Other equipment on this top-spec VL trim includes an electrically-adjustable driver’s seat with adjustable lumbar support, cruise control, automatic headlamps and wipers, auto-dimming rear-view mirror, electrically-folding and adjustable wing mirrors that tilt down automatically when the car is slotted into reverse and a rear-view camera. The air-con unit works really well - even without rear AC blowers and with the sultry Mumbai heat outside, it does a fantastic job of cooling the cabin.

As far as equipment is concerned, the Altis now stacks up much better compared to its competition. However, it still misses out on equipment like a sunroof, two-zone climate control, ventilated seats and front parking sensors, and convenience features like one-touch lane-change indicators that are standard on cars several segments lower.

Step inside and the seats, front and back, continue to be comfortable. Legroom in the back is generous and the rear seats can be reclined, though their bucket-like contouring renders the Altis best suited for just four passengers. The rear seats can be flipped down to expand the boot’s capacity. The variant pictured here comes with seven airbags, ABS, EBD, brake assist, and vehicle stability control.

Power Torque
Mechanically, this car remains unchanged. The petrol automatic variant powered by a 1.8-litre, four-cylinder engine puts out 140hp at 6400rpm and 173Nm at 4000rpm. The engine is mated to a seven-step CVT automatic gearbox, although a six-speed manual is also available with this motor.

From behind the wheel
This engine is very refined - it is smooth and quiet at almost all times. In terms of performance, its power output is not ample, but delivery is predictable and the torque is evenly spread out. The paddle shifts are obedient to your inputs for the most part. This engine works best in the mid-range, striking a good balance between performance and refinement. The CVT gearbox also gets a sport mode and hill-start assist. However, putting it into sport mode does not alter performance much.

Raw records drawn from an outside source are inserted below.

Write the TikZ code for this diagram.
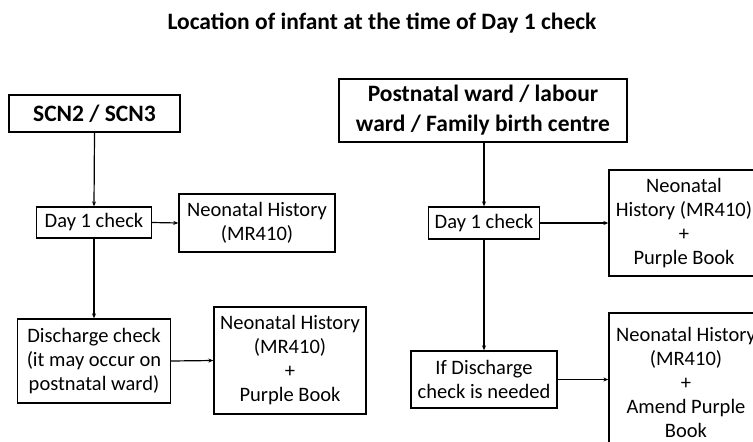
\documentclass[tikz,border=0pt]{standalone}
\usepackage{fontspec}
\setmainfont{Carlito}
\usetikzlibrary{arrows.meta}
\begin{document}
\begin{tikzpicture}[x=1pt,y=-1pt,
  box/.style={draw,line width=1.3pt,align=center,inner sep=0pt,font=\fontsize{20.5}{24}\selectfont},
  headbox/.style={draw,line width=2.4pt,align=center,inner sep=0pt,font=\bfseries\fontsize{23.5}{30}\selectfont},
  arr/.style={line width=1.2pt,-{Stealth[length=5pt,width=4pt]}}]
\useasboundingbox (0,0) rectangle (753,442);
\clip (0,0) rectangle (753,442);
\node[font=\bfseries\fontsize{23.5}{26}\selectfont] (title) at (382,23) {Location of infant at the time of Day 1 check};
% left column
\node[headbox,minimum width=171pt,minimum height=37pt] (scn) at (94.5,113.5) {SCN2 / SCN3};
\node[box,minimum width=115pt,minimum height=31pt] (d1L) at (94,222.5) {Day 1 check};
\node[box,minimum width=156pt,minimum height=58pt] (nhL1) at (257,223) {Neonatal History\\(MR410)};
\node[box,minimum width=153pt,minimum height=84pt] (dcL) at (94,361) {Discharge check\\(it may occur on\\postnatal ward)};
\node[box,minimum width=152pt,minimum height=107pt] (nhL2) at (290,360.5) {Neonatal History\\(MR410)\\+\\Purple Book};
% right column
\node[headbox,minimum width=288pt,minimum height=63pt] (pn) at (483,110.5) {Postnatal ward / labour\\ward / Family birth centre};
\node[box,minimum width=111pt,minimum height=32pt] (d1R) at (484,223) {Day 1 check};
\node[box,minimum width=150pt,minimum height=106pt] (nhR1) at (684,223) {Neonatal\\History (MR410)\\+\\Purple Book};
\node[box,minimum width=146pt,minimum height=57pt] (idc) at (484,379.5) {If Discharge\\check is needed};
\node[box,minimum width=154pt,minimum height=138pt] (nhR2) at (686,382) {Neonatal History\\(MR410)\\+\\Amend Purple\\Book};
% connectors
\draw[arr] (scn.south) -- (d1L.north);
\draw[arr] (d1L.east) -- (nhL1.west);
\draw[arr] (d1L.south) -- (dcL.north);
\draw[arr] (dcL.east) -- (nhL2.west);
\draw[arr] (pn.south -| d1R.north) -- (d1R.north);
\draw[arr] (d1R.east) -- (nhR1.west);
\draw[arr] (d1R.south) -- (idc.north);
\draw[arr] (idc.east) -- (idc.east -| nhR2.west);
\end{tikzpicture}
\end{document}
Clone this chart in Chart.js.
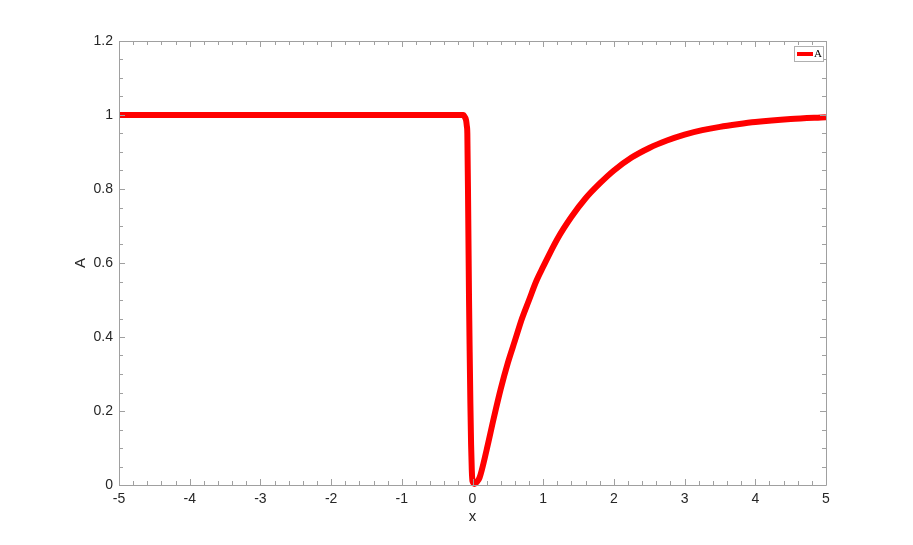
<!DOCTYPE html>
<html>
<head>
<meta charset="utf-8">
<script src="https://cdn.jsdelivr.net/npm/chart.js@4/dist/chart.umd.min.js"></script>
<style>
  html, body { margin: 0; padding: 0; background: #fff; }
  #wrap { width: 913px; height: 545px; }
</style>
</head>
<body>
<div id="wrap"><canvas id="chart"></canvas></div>
<script>
// values
const xValues = [-5, -4, -3, -2, -1, -0.5, -0.2, -0.13, -0.11, -0.09, -0.08, -0.073, -0.06, -0.049, -0.04, -0.03, -0.02, -0.01, 0,
  0.03, 0.06, 0.1, 0.2, 0.3, 0.4, 0.5, 0.6, 0.7, 0.8, 0.9, 1, 1.2, 1.4, 1.6, 1.8, 2, 2.25, 2.5, 2.75,
  3, 3.25, 3.5, 3.75, 4, 4.5, 5];
const aValues = [1, 1, 1, 1, 1, 1, 1, 1, 0.995, 0.985, 0.97, 0.95, 0.72, 0.5, 0.36, 0.22, 0.11, 0.04, 0.01,
  0.003, 0.008, 0.02, 0.095, 0.18, 0.26, 0.33, 0.39, 0.45, 0.5, 0.55, 0.59, 0.665, 0.725, 0.775, 0.815, 0.85, 0.885, 0.911, 0.931,
  0.947, 0.959, 0.968, 0.975, 0.981, 0.989, 0.994];
const seriesLabel = "A";
const xTitle = "x";
const yTitle = "A";
const xRange = [-5, 5];
const yRange = [0, 1.2];
const xMajorStep = 1, xMinorStep = 0.2;
const yMajorStep = 0.2, yMinorStep = 0.05;

const frameColor = "#a0a0a0";
const textColor = "#262626";

// frame, inward ticks on all four sides, axis titles and the legend box
const framePlugin = {
  id: "frame",
  afterDatasetsDraw(chart) {
    const { ctx, chartArea: a, scales } = chart;
    const xs = scales.x, ys = scales.y;
    ctx.save();
    ctx.strokeStyle = frameColor;
    ctx.lineWidth = 1;
    ctx.beginPath();
    ctx.rect(a.left + 0.5, a.top + 0.5, a.right - a.left, a.bottom - a.top);
    ctx.stroke();

    ctx.beginPath();
    const nx = Math.round((xRange[1] - xRange[0]) / xMinorStep);
    for (let i = 0; i <= nx; i++) {
      const v = xRange[0] + i * xMinorStep;
      const px = Math.round(xs.getPixelForValue(v)) + 0.5;
      const major = Math.abs(v / xMajorStep - Math.round(v / xMajorStep)) < 1e-6;
      const len = major ? 6 : 4;
      ctx.moveTo(px, a.bottom); ctx.lineTo(px, a.bottom - len);
      ctx.moveTo(px, a.top); ctx.lineTo(px, a.top + len);
    }
    const ny = Math.round((yRange[1] - yRange[0]) / yMinorStep);
    for (let i = 0; i <= ny; i++) {
      const v = yRange[0] + i * yMinorStep;
      const py = Math.round(ys.getPixelForValue(v)) + 0.5;
      const major = Math.abs(v / yMajorStep - Math.round(v / yMajorStep)) < 1e-6;
      const len = major ? 6 : 4;
      ctx.moveTo(a.left, py); ctx.lineTo(a.left + len, py);
      ctx.moveTo(a.right, py); ctx.lineTo(a.right - len, py);
    }
    ctx.stroke();

    // axis titles
    ctx.fillStyle = textColor;
    ctx.font = "15px 'Liberation Sans', Arial, sans-serif";
    ctx.textAlign = "center";
    ctx.textBaseline = "middle";
    ctx.fillText(xTitle, (a.left + a.right) / 2, a.bottom + 32);
    ctx.save();
    ctx.translate(a.left - 38, (a.top + a.bottom) / 2);
    ctx.rotate(-Math.PI / 2);
    ctx.fillText(yTitle, 0, 0);
    ctx.restore();

    // legend
    const ds = chart.data.datasets[0];
    const bx = a.right - 32, by = a.top + 5, bw = 29, bh = 15;
    ctx.fillStyle = "#fff";
    ctx.fillRect(bx, by, bw, bh);
    ctx.strokeStyle = "#b0b0b0";
    ctx.strokeRect(bx + 0.5, by + 0.5, bw, bh);
    ctx.fillStyle = ds.borderColor;
    ctx.fillRect(bx + 3, by + 6, 16, 4);
    ctx.fillStyle = "#000";
    ctx.font = "11px 'Liberation Serif', 'Times New Roman', serif";
    ctx.textAlign = "left";
    ctx.fillText(ds.label, bx + 20, by + 8);
    ctx.restore();
  },
};

const points = xValues.map((x, i) => ({ x: x, y: aValues[i] }));

new Chart(document.getElementById("chart"), {
  type: "line",
  data: {
    datasets: [
      {
        label: seriesLabel,
        data: points,
        borderColor: "#ff0000",
        borderWidth: 6,
        pointRadius: 0,
        cubicInterpolationMode: "monotone",
        clip: false,
        fill: false,
      },
    ],
  },
  options: {
    responsive: true,
    maintainAspectRatio: false,
    animation: false,
    layout: { padding: { left: 0, right: 87, top: 41, bottom: 0 } },
    plugins: { legend: { display: false }, tooltip: { enabled: false } },
    scales: {
      x: {
        type: "linear",
        min: xRange[0],
        max: xRange[1],
        grid: { display: false, drawTicks: false },
        border: { display: false },
        ticks: {
          stepSize: xMajorStep,
          padding: 6,
          color: textColor,
          font: { family: "'Liberation Sans', Arial, sans-serif", size: 14 },
        },
        afterFit(scale) { scale.height = 60; },
      },
      y: {
        min: yRange[0],
        max: yRange[1],
        grid: { display: false, drawTicks: false },
        border: { display: false },
        ticks: {
          stepSize: yMajorStep,
          padding: 6,
          color: textColor,
          font: { family: "'Liberation Sans', Arial, sans-serif", size: 14 },
          callback: (v) => String(Number(v.toFixed(1))),
        },
        afterFit(scale) { scale.width = 119; },
      },
    },
  },
  plugins: [framePlugin],
});
</script>
</body>
</html>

The ride quality, as before, is laudable. The long-travel suspension glides over most minor road imperfections and handles larger bumps and potholes well too. Stability is good on the wholeand through corners, the Altis feels composed and stable, allowing you to take bends at relatively high speeds. The Altis’s steering is not particularly quick or sharp, but it does win points for how safe and predictable it feels. It is light enough to handle urban driving comfortably, but not so light that it fazes the driver on the highway.

Is it worth the money?
On the whole, this is a balanced, comfortable and reliable executive sedan that puts passenger comfort and safety before all else. The refreshed design and better materials impart it with a modern, sleek look and make it feel more upmarket. If driving thrills aren’t your priority, and what you want is a no-nonsense, efficient, reliable executive sedan, the Corolla Altis is still a safe choice.